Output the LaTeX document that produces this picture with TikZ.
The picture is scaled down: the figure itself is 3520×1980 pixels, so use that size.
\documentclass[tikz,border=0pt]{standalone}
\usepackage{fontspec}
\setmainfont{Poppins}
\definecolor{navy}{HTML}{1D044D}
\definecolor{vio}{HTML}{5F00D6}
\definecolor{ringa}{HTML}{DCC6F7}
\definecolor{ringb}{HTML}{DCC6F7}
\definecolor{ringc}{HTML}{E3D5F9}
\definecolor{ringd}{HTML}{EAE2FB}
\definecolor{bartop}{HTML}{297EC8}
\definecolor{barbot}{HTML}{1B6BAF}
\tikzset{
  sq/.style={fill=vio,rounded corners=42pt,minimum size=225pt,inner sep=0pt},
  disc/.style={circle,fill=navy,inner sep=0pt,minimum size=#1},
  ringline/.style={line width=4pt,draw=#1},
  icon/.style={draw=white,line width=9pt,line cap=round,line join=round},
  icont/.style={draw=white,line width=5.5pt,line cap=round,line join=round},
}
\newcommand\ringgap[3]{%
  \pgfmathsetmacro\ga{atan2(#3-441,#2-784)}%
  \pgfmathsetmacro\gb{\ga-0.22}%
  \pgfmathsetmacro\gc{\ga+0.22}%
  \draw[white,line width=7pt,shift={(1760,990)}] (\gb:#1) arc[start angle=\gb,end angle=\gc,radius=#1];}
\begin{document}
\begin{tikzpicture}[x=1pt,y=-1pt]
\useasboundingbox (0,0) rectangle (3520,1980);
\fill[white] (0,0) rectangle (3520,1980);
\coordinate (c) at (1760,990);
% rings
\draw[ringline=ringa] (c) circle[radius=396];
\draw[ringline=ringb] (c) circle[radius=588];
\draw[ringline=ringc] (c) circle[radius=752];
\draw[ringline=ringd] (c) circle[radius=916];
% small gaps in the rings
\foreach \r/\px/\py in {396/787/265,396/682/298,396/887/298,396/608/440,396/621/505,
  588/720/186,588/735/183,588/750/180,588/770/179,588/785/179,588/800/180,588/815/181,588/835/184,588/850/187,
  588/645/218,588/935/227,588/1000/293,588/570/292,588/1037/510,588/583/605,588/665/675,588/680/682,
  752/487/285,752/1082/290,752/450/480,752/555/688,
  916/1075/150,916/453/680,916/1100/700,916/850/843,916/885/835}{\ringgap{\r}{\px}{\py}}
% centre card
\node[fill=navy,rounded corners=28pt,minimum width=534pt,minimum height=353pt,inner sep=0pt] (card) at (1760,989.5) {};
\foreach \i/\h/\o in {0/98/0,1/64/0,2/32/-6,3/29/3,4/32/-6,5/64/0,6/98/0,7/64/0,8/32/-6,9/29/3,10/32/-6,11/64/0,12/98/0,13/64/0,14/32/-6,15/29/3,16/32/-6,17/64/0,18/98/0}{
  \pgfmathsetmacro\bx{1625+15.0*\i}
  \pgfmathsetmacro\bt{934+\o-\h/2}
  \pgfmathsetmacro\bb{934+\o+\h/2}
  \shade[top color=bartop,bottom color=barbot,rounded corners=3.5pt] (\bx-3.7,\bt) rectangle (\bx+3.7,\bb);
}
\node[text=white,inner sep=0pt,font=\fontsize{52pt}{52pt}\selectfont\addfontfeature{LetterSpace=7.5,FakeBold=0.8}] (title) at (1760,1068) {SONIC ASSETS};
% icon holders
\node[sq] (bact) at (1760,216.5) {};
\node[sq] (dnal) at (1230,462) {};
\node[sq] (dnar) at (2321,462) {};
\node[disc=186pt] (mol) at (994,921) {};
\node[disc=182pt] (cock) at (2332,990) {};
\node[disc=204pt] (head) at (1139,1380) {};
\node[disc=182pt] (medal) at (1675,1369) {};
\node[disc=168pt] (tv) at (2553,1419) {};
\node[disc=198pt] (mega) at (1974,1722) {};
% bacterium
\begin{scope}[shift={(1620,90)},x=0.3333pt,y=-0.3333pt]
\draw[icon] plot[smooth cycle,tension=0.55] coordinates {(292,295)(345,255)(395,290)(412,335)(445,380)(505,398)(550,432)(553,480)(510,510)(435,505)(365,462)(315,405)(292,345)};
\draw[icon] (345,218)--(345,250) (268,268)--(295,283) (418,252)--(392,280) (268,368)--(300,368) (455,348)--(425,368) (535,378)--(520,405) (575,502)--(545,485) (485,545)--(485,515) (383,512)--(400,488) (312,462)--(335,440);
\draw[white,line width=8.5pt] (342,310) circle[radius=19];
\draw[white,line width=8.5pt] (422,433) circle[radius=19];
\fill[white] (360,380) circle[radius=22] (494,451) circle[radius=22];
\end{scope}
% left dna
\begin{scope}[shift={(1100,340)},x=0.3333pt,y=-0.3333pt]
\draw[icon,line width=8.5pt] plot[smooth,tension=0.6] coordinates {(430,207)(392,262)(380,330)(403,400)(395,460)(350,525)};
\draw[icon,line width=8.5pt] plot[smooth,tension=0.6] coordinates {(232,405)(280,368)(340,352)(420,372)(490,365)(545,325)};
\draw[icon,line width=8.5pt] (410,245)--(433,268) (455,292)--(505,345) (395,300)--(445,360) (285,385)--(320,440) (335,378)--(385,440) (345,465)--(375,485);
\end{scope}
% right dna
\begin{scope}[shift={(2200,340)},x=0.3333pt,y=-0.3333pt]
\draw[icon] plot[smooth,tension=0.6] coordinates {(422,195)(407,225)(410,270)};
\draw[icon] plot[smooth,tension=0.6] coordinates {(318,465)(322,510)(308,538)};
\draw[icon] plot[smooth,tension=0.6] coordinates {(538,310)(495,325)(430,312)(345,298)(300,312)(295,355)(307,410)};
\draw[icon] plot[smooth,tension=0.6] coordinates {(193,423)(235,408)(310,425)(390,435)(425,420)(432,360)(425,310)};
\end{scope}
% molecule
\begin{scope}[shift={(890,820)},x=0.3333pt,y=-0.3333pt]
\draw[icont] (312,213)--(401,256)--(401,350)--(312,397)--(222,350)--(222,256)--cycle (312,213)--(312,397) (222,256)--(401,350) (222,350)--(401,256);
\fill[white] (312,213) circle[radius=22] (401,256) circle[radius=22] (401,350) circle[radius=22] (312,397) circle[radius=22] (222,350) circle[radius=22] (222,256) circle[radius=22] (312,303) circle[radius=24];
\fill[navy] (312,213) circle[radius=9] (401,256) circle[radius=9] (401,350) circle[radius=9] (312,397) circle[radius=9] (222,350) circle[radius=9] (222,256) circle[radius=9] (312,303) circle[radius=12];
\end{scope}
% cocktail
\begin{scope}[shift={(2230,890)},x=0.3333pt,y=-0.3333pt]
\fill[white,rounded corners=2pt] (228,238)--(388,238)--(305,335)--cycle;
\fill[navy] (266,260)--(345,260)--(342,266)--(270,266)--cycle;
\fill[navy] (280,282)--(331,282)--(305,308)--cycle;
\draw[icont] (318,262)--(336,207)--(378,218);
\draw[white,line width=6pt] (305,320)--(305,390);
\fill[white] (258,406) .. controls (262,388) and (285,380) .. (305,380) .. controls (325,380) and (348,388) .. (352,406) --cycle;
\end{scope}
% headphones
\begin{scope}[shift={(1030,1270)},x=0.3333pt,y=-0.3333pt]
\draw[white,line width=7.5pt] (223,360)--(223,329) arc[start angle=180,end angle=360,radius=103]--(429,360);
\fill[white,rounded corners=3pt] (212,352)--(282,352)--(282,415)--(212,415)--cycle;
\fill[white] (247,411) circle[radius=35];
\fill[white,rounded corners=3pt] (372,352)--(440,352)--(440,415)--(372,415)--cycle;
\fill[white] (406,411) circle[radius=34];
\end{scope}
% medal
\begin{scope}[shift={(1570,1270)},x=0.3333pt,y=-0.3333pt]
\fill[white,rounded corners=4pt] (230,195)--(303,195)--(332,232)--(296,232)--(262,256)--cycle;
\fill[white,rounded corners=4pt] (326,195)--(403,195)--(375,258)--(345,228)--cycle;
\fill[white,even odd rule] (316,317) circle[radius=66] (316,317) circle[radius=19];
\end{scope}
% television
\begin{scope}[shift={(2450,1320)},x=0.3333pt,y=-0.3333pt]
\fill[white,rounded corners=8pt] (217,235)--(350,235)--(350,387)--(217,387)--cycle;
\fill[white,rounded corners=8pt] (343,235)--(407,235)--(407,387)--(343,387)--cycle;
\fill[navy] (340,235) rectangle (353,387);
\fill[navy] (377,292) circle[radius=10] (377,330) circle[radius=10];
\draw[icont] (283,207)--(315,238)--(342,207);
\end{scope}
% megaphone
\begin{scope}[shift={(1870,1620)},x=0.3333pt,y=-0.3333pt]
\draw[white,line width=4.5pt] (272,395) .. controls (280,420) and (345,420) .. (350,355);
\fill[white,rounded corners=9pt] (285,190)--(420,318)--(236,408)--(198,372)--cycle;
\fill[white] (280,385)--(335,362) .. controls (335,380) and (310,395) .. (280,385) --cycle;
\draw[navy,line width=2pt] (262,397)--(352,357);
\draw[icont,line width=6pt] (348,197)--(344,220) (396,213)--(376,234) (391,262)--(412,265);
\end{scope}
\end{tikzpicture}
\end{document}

++++++++

SET TASK:
In the data above, how many lines contain the string "that"? Answer with the number only.

RESULT OF THIS EXERCISE:
2